I’m taking an intercultural theater course, and, because of the subject, we end up talking a lot about culture. One of my classmates was talking about Racial Harmony Day, how when they were in middle/high school they would be encouraged to dress up in the traditional clothes of each other’s culture and play a variety of games.
We never did that in the US. At least, when we organized cultural festivals, we were encouraged to display the culture of our heritage. Dressing up in a culture that’s not considered “our own?” Now that would likely be called problemetic at best. Cultural appropriation, after all, is a pressing topic of discourse.
I said as much. We subsequently went into a discussion about how different cultures were encouraged to interact or to stay separate from each other. “Right, they have ethnic enclaves in America,” someone said. It’s different in Singapore. An Ethnic Integration policy was passed in 1989 on public housing, which set a limit of how much of a block or neighborhood could be occupied by one ethnicity. These limits are supposed to reflect the racial demographics of Singapore as a whole.
I’m rather certain that such a policy would be absolutely unthinkable in the USA, especially under the current administration. Then again, the idea that the US can claim to be supposedly “diverse” and multicultural, yet still live in communities characterized by a certain reluctance to interact with the culture of an “Other” (an “Other” compared to the hegemonic culture assumed to be the “American” culture) can be equally confusing to those outside the US.

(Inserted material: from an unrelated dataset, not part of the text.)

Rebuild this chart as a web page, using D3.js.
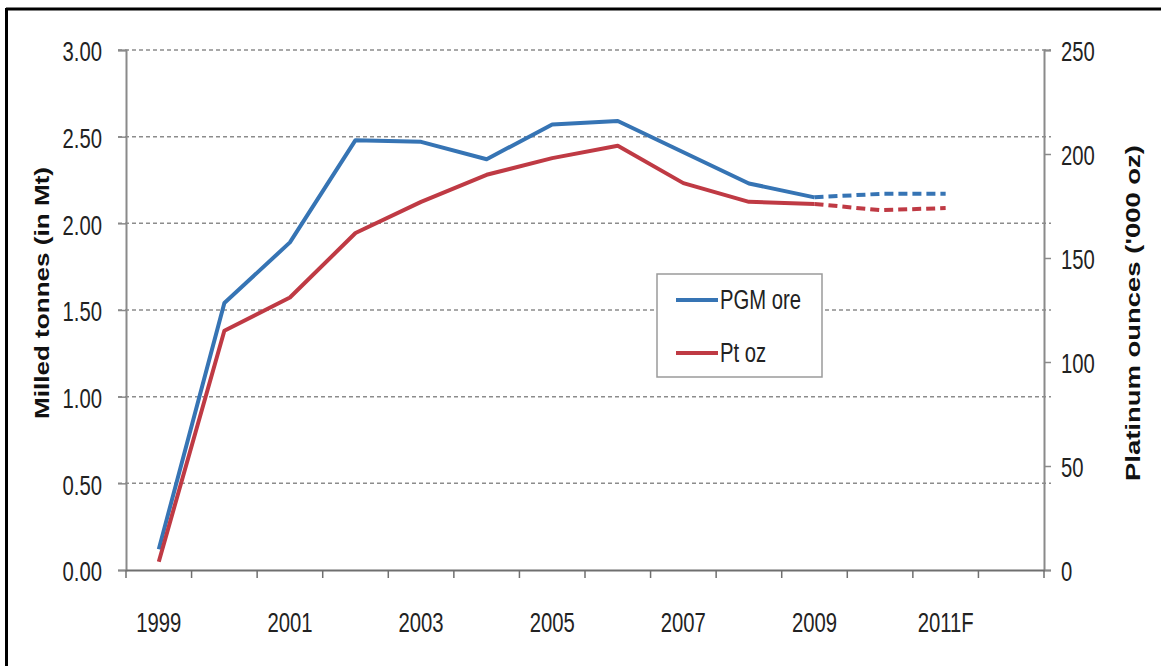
<!DOCTYPE html>
<html>
<head>
<meta charset="utf-8">
<script src="https://cdn.jsdelivr.net/npm/d3@7"></script>
<style>
  html, body { margin: 0; padding: 0; background: #fff; }
  svg { display: block; }
  .tick-label { font-family: "Liberation Sans", Arial, sans-serif; font-size: 27px; fill: #222; }
  .axis-title { font-family: "Liberation Sans", Arial, sans-serif; font-weight: bold; font-size: 20px; fill: #111; }
</style>
</head>
<body>
<svg id="chart" width="1161" height="666"></svg>
<script>
// Categories along the x axis (forecast years marked with F)
const categories = ["1999","2000","2001","2002","2003","2004","2005","2006","2007","2008","2009","2010F","2011F","2012F"];
const labeledCategories = ["1999","2001","2003","2005","2007","2009","2011F"];

// PGM ore milled (Mt) – left axis
const pgmOre = [0.12, 1.54, 1.89, 2.48, 2.47, 2.37, 2.57, 2.59, 2.41, 2.23, 2.15, 2.17, 2.17, null];
// Platinum ounces ('000 oz) – right axis
const ptOz = [4, 115, 131, 162, 177, 190, 198, 204, 186, 177, 176, 173, 174, null];

// Index where the forecast (dashed) part of each line begins
const forecastFrom = 10;

const leftTicks = [0, 0.5, 1.0, 1.5, 2.0, 2.5, 3.0];
const rightTicks = [0, 50, 100, 150, 200, 250];

const seriesNames = ["PGM ore", "Pt oz"];
const colors = ["#3674b4", "#bf3a44"];

const svg = d3.select("#chart");
const W = 1161, H = 666;
const plot = { left: 126, right: 1044, top: 50, bottom: 570 };

svg.append("rect").attr("width", W).attr("height", H).attr("fill", "#fff");

// Frame (top and left edges)
svg.append("line").attr("x1", 6).attr("x2", W).attr("y1", 9).attr("y2", 9)
  .attr("stroke", "#000").attr("stroke-width", 3);
svg.append("line").attr("x1", 6.5).attr("x2", 6.5).attr("y1", 8).attr("y2", H)
  .attr("stroke", "#000").attr("stroke-width", 3);

const x = d3.scaleBand().domain(categories).range([plot.left, plot.right]).padding(0);
const yL = d3.scaleLinear().domain([0, 3]).range([plot.bottom, plot.top]);
const yR = d3.scaleLinear().domain([0, 250]).range([plot.bottom, plot.top]);

// Dashed gridlines
svg.append("g").selectAll("line")
  .data(leftTicks.filter(d => d > 0))
  .join("line")
  .attr("x1", plot.left - 8).attr("x2", plot.right + 7)
  .attr("y1", d => yL(d)).attr("y2", d => yL(d))
  .attr("stroke", "#8c8c8c").attr("stroke-width", 1.5)
  .attr("stroke-dasharray", "4,3");

// Left axis
const leftAxis = svg.append("g").attr("transform", `translate(${plot.left},0)`)
  .call(d3.axisLeft(yL).tickValues(leftTicks).tickFormat(d3.format(".2f")).tickSize(8).tickPadding(16));
// Right axis
const rightAxis = svg.append("g").attr("transform", `translate(${plot.right},0)`)
  .call(d3.axisRight(yR).tickValues(rightTicks).tickSize(7).tickPadding(10));

[leftAxis, rightAxis].forEach(g => {
  g.select(".domain").attr("stroke", "#8a8a8a").attr("stroke-width", 2);
  g.selectAll(".tick line").attr("stroke", "#8a8a8a").attr("stroke-width", 1.5);
  g.selectAll(".tick text").attr("class", "tick-label").attr("dy", "0.4em");
});

// Bottom axis: labels on alternate categories, ticks between categories
const bottomAxis = svg.append("g").attr("transform", `translate(0,${plot.bottom})`)
  .call(d3.axisBottom(x).tickValues(labeledCategories).tickSize(0).tickPadding(62));
bottomAxis.select(".domain").attr("stroke", "#6f6f6f").attr("stroke-width", 2);
bottomAxis.selectAll(".tick text").attr("class", "tick-label").attr("dy", "0");
const boundaries = categories.map(c => x(c)).concat([x.range()[1]]);
bottomAxis.append("g").selectAll("line")
  .data(boundaries)
  .join("line")
  .attr("x1", d => d).attr("x2", d => d)
  .attr("y1", 0).attr("y2", 8)
  .attr("stroke", "#6f6f6f").attr("stroke-width", 1.5);

// Axis titles
svg.append("text").attr("class", "axis-title")
  .attr("transform", `translate(49,293) rotate(-90)`)
  .attr("text-anchor", "middle")
  .attr("textLength", 252).attr("lengthAdjust", "spacingAndGlyphs")
  .text("Milled tonnes (in Mt)");
svg.append("text").attr("class", "axis-title")
  .attr("transform", `translate(1140,313) rotate(-90)`)
  .attr("text-anchor", "middle")
  .attr("textLength", 336).attr("lengthAdjust", "spacingAndGlyphs")
  .text("Platinum ounces ('000 oz)");

// Lines
const cx = c => x(c) + x.bandwidth() / 2;
const series = [
  { values: pgmOre, y: yL, color: colors[0] },
  { values: ptOz, y: yR, color: colors[1] }
];
series.forEach(s => {
  const pts = categories.map((c, i) => ({ c, v: s.values[i], i })).filter(p => p.v != null);
  const line = d3.line().x(p => cx(p.c)).y(p => s.y(p.v));
  svg.append("path").datum(pts.filter(p => p.i <= forecastFrom))
    .attr("d", line).attr("fill", "none")
    .attr("stroke", s.color).attr("stroke-width", 4).attr("stroke-linejoin", "round");
  svg.append("path").datum(pts.filter(p => p.i >= forecastFrom))
    .attr("d", line).attr("fill", "none")
    .attr("stroke", s.color).attr("stroke-width", 4)
    .attr("stroke-dasharray", "9,5");
});

// Legend
const legend = svg.append("g").attr("transform", "translate(657,274)");
legend.append("rect").attr("width", 165).attr("height", 103)
  .attr("fill", "#fff").attr("stroke", "#9a9a9a").attr("stroke-width", 1.5);
seriesNames.forEach((name, i) => {
  const gy = 26 + i * 53;
  legend.append("line").attr("x1", 19).attr("x2", 61).attr("y1", gy).attr("y2", gy)
    .attr("stroke", colors[i]).attr("stroke-width", 4);
  legend.append("text").attr("class", "tick-label").attr("x", 63).attr("y", gy + 9).text(name);
});

// Narrow the label lettering (condensed face)
svg.selectAll(".tick-label").each(function () {
  const len = this.getComputedTextLength();
  d3.select(this).attr("textLength", len * 0.75).attr("lengthAdjust", "spacingAndGlyphs");
});
</script>
</body>
</html>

Of course, these broad-stroke generalizations are just that, generalizations. I wouldn’t go so far to claim that peoples of different cultures in the US are kept absolutely separate from each other. And Singapore has a Chinatown of its own, and a Little India, and Kampong Glam. But there are differences in history and policy that invariably affect how we view culture, and how different ethnicities or culture do (or should) interact with each other.